───── Raw records

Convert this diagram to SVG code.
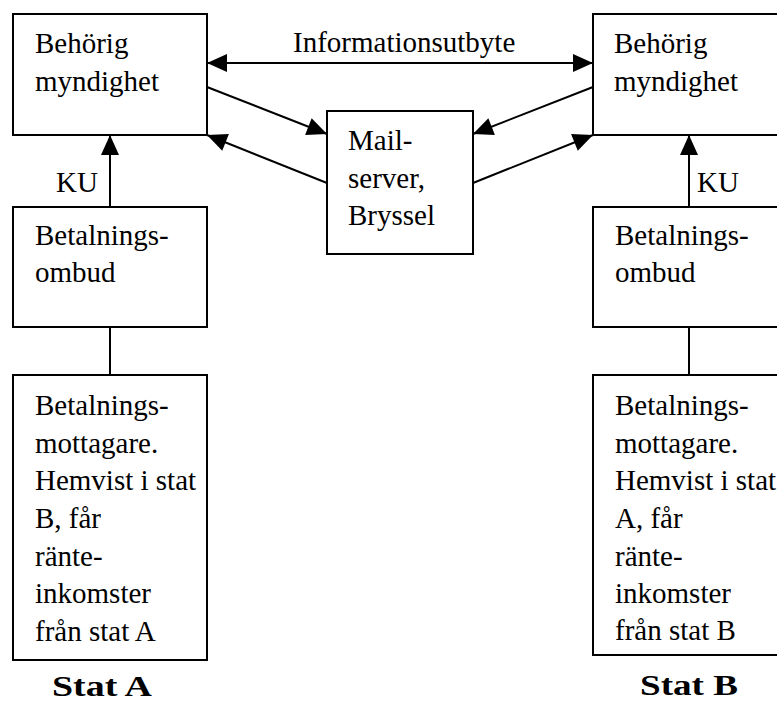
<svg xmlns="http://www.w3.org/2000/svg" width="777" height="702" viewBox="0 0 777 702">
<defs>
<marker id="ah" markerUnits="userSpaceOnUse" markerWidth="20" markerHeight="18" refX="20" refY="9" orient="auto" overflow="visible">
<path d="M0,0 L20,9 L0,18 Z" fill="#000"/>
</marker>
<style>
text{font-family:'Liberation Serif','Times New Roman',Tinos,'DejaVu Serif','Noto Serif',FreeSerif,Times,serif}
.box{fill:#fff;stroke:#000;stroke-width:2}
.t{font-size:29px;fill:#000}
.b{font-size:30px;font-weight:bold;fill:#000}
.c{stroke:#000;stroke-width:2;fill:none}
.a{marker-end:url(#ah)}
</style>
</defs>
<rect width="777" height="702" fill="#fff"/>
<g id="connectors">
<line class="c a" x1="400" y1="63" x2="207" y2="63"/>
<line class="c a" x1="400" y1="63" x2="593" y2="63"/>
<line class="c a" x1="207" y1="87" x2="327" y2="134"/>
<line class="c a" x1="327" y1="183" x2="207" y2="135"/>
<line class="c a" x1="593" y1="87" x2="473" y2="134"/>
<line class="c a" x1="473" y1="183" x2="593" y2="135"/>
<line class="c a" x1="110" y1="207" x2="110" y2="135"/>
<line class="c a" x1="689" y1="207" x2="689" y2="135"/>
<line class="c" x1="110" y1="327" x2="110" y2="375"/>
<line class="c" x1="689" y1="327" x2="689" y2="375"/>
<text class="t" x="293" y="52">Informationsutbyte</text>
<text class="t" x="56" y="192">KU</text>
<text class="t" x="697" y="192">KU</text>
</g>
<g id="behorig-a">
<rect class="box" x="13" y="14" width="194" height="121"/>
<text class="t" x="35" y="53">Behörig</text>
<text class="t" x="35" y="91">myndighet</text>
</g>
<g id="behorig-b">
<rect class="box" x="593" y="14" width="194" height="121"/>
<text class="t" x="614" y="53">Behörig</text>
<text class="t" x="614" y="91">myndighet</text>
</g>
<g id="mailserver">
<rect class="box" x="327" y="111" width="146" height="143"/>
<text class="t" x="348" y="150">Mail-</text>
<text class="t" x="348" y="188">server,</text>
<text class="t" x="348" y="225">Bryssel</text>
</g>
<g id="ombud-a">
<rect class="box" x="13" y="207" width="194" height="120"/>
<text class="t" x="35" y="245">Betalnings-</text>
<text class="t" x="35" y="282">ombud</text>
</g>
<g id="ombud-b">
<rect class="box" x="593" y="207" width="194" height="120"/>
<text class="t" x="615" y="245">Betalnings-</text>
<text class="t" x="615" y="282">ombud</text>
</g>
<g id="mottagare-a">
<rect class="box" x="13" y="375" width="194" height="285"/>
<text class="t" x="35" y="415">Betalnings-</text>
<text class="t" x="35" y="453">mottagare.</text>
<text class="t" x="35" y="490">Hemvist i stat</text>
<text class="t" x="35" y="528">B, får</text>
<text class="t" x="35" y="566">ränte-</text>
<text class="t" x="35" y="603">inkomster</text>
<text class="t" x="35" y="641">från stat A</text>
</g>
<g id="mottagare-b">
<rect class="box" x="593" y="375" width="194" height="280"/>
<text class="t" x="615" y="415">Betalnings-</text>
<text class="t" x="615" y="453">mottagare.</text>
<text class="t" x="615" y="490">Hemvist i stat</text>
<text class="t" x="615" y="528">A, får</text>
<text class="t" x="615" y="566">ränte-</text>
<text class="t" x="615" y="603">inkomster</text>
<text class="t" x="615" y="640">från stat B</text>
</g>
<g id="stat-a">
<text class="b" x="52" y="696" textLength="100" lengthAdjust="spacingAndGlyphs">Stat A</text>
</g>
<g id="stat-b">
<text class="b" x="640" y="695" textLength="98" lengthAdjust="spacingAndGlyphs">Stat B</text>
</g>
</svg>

──────────
───── Raw records

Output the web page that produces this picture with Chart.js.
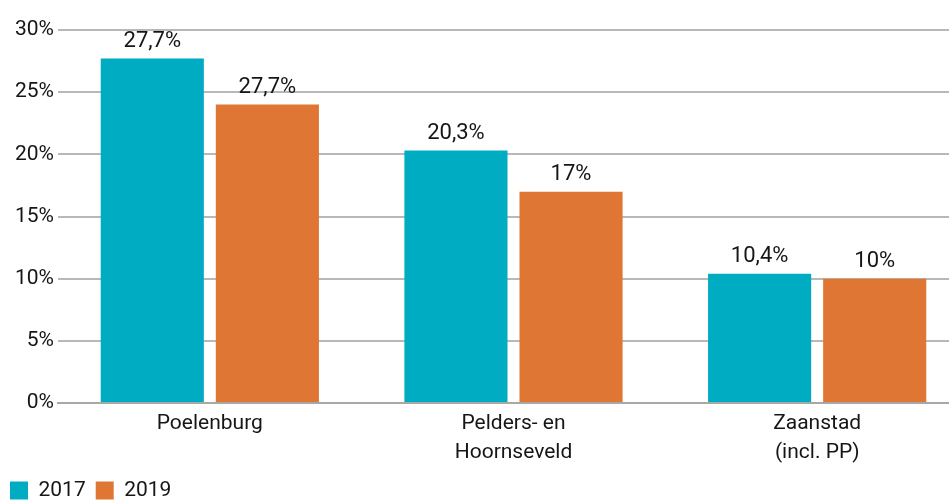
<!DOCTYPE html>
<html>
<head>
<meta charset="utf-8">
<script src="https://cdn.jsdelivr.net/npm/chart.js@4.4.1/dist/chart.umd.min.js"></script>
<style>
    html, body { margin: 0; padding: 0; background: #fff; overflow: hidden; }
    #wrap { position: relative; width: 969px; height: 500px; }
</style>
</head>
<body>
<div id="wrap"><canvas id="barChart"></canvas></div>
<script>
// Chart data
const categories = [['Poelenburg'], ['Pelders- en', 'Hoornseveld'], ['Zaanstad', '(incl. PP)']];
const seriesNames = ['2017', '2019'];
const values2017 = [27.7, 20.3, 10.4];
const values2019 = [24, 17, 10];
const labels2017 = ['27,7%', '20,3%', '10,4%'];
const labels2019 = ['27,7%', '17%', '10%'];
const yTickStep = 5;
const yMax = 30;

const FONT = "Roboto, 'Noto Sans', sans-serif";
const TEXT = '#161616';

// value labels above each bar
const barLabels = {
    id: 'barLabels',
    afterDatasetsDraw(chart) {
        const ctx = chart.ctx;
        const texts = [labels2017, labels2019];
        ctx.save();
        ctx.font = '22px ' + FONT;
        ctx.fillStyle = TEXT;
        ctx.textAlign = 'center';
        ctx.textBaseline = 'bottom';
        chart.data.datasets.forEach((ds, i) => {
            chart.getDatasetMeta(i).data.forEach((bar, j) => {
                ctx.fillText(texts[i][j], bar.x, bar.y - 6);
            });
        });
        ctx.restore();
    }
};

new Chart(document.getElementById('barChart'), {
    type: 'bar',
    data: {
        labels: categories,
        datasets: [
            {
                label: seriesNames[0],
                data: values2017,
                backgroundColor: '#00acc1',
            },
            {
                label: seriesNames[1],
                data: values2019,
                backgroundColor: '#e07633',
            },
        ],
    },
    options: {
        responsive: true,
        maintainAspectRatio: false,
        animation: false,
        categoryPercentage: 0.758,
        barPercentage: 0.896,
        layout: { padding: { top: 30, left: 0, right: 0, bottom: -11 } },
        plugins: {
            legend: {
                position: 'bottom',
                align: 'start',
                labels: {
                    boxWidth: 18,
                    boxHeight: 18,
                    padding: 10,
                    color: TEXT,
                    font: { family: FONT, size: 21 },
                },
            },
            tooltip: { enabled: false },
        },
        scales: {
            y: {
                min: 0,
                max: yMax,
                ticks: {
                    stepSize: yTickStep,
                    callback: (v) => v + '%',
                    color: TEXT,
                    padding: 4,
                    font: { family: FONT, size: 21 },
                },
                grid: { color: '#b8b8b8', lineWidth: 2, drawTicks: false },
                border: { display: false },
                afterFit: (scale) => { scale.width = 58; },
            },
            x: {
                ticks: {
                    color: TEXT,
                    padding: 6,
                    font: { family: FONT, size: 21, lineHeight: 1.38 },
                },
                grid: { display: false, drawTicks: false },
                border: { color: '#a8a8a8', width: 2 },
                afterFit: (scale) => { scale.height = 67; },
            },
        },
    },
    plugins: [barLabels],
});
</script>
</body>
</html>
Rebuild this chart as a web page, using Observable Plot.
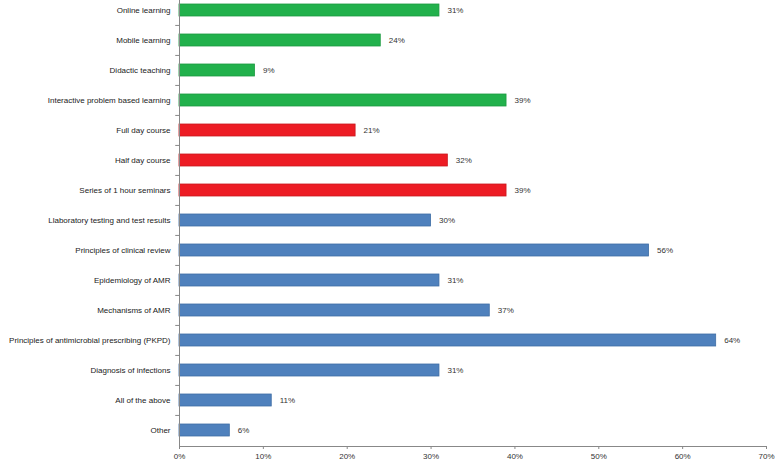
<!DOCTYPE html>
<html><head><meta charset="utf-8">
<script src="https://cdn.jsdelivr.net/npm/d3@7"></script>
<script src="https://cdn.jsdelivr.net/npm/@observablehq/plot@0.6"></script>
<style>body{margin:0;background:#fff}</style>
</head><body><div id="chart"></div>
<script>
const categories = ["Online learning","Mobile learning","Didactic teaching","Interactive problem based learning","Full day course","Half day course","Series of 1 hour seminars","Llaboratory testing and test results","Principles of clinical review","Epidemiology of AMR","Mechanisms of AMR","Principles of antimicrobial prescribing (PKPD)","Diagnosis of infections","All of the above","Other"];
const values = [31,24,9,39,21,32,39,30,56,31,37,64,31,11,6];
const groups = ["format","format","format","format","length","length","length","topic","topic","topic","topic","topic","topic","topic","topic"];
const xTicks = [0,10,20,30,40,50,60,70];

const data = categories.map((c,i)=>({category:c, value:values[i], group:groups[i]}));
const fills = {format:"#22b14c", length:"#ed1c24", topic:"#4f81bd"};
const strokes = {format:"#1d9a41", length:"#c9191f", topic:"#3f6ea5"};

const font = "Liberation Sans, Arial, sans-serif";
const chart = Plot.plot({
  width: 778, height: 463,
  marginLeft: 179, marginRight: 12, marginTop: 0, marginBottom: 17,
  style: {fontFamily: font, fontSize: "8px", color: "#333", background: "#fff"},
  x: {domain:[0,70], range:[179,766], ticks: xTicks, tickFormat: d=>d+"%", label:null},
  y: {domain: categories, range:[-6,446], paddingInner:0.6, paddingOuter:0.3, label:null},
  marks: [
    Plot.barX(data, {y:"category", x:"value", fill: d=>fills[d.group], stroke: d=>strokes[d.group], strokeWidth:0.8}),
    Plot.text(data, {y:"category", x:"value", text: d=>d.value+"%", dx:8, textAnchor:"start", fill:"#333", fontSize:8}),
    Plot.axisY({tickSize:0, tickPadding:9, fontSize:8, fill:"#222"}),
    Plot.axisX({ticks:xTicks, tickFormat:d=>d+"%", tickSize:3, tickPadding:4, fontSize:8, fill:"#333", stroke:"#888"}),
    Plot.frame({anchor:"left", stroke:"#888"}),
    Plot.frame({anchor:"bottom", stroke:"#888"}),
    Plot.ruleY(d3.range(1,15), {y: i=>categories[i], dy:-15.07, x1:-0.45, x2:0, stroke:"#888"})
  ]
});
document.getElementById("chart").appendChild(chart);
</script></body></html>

──────────

**Instructions to follow**
Nothing but the lines from the one with "Output the web" through the one with "const TEXT = '#161616';" should be copied, word for word. Pictures are left out.

**Solution to this task**
Output the web page that produces this picture with Chart.js.
<!DOCTYPE html>
<html>
<head>
<meta charset="utf-8">
<script src="https://cdn.jsdelivr.net/npm/chart.js@4.4.1/dist/chart.umd.min.js"></script>
<style>
    html, body { margin: 0; padding: 0; background: #fff; overflow: hidden; }
    #wrap { position: relative; width: 969px; height: 500px; }
</style>
</head>
<body>
<div id="wrap"><canvas id="barChart"></canvas></div>
<script>
// Chart data
const categories = [['Poelenburg'], ['Pelders- en', 'Hoornseveld'], ['Zaanstad', '(incl. PP)']];
const seriesNames = ['2017', '2019'];
const values2017 = [27.7, 20.3, 10.4];
const values2019 = [24, 17, 10];
const labels2017 = ['27,7%', '20,3%', '10,4%'];
const labels2019 = ['27,7%', '17%', '10%'];
const yTickStep = 5;
const yMax = 30;

const FONT = "Roboto, 'Noto Sans', sans-serif";
const TEXT = '#161616';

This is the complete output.